For the salad
10-11 strips of bacon, cooked
2 heads broccoli (about 1 and 1/2 pounds or 5-6 cups)
1 cup dried cranberries
1/3 cup roasted and salted sunflower seeds
1 cup cheddar cheese, shredded
1/3 cup chopped red onion, or more to taste
For the dressing
1 and 1/4 cups Miracle Whip OR mayonnaise
zest from 1 lemon
1 tablespoon lemon juice
2 tablespoons white wine vinegar
1/4 cup sugar
1 and 1/4 teaspoons kosher salt
1/2 teaspoon black pepper
1/4 teaspoon dry mustard
1/8 teaspoon cayenne pepper
Start by making the bacon. I highly recommend baking it in the oven! So mush easier, and no splatter. However you want to do it, cook 10-11 slices of bacon to your desired level of crispness, then set aside on paper towels to cool. Once cool, chop into bite size pieces.

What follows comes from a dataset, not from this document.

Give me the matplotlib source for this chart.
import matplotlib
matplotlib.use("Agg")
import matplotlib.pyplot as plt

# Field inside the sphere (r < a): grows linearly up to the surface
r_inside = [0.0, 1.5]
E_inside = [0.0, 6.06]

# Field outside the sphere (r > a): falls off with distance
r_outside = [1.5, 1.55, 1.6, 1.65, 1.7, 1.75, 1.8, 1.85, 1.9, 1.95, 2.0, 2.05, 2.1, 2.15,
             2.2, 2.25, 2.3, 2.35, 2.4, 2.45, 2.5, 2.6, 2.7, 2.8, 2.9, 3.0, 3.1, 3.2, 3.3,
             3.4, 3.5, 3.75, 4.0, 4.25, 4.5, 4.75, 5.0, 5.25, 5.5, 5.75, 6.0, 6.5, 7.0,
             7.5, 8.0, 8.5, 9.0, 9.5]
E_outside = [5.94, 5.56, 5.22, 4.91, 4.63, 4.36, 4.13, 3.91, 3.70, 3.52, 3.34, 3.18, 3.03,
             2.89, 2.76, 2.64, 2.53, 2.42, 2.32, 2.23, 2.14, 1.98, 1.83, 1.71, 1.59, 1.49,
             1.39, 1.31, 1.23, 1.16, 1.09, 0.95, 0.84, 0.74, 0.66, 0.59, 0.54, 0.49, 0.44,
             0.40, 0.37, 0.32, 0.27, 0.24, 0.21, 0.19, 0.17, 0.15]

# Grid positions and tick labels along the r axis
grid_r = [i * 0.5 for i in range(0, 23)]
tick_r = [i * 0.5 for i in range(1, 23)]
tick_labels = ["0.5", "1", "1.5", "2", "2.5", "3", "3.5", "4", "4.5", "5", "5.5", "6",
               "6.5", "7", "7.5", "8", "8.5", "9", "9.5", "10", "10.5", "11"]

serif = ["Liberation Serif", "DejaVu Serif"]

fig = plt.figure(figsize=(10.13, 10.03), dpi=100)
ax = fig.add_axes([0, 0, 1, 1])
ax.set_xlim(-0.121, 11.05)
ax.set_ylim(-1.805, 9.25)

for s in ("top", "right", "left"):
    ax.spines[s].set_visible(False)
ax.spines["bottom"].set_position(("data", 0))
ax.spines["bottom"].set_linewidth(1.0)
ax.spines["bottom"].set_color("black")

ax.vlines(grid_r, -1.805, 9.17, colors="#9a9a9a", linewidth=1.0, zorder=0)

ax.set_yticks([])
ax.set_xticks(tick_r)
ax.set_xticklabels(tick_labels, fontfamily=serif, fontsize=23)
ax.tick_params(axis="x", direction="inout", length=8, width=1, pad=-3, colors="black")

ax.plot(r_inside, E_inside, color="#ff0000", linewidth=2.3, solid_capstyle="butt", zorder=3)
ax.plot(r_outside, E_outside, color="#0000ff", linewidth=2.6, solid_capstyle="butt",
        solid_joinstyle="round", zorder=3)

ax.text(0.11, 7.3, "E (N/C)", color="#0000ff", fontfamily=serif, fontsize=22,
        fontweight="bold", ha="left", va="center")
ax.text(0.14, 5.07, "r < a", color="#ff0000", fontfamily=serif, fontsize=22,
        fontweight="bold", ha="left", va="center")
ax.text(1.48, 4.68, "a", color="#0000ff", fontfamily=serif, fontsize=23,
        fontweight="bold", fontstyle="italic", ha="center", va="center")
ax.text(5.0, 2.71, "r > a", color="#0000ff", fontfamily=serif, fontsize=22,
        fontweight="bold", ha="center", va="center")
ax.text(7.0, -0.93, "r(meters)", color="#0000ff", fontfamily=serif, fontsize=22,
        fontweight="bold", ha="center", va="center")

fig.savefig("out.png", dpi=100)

While the bacon cooks, mix together the ingredients for the dressing. In a large bowl add 1 and 1/4 cups Miracle Whip OR Mayonnaise, the zest from 1 lemon, 1 tablespoon lemon juice, 2 tablespoons white wine vinegar, 1/4 cup sugar, 1 and 1/4 teaspoons kosher salt, 1/2 teaspoon black pepper, 1/4 teaspoon dry mustard, and 1/8 teaspoon cayenne pepper. (the cayenne adds flavor but not heat. Don’t be scared of it! Just careful Whisk all the dressing ingredients together.
Add the ingredients for the salad to the bowl with the dressing. Start by chopping your broccoli using a chef’s knife. I like really small florets, so you don’t get any bites that are just giant broccoli. See photos. I also like to save the stems, chop them up, and add them into the salad, but you can leave them out if you prefer.
Add all the broccoli to the large bowl. Add 1 cup dried cranberries, 1/3 cup sunflower seeds, 1 cup cheddar cheese, and 1/3 cup chopped red onion. Add in most of the bacon, reserving some to sprinkle on top for serving.* (Actually, any of the ingredients besides broccoli would look pretty sprinkled on top right before serving.)
Stir it all together. This salad can be served room temperature or chilled. If you chill it first, let it sit on the counter for about 20 minutes before serving.
Store leftovers covered in the fridge! This salad will keep for about 5 days.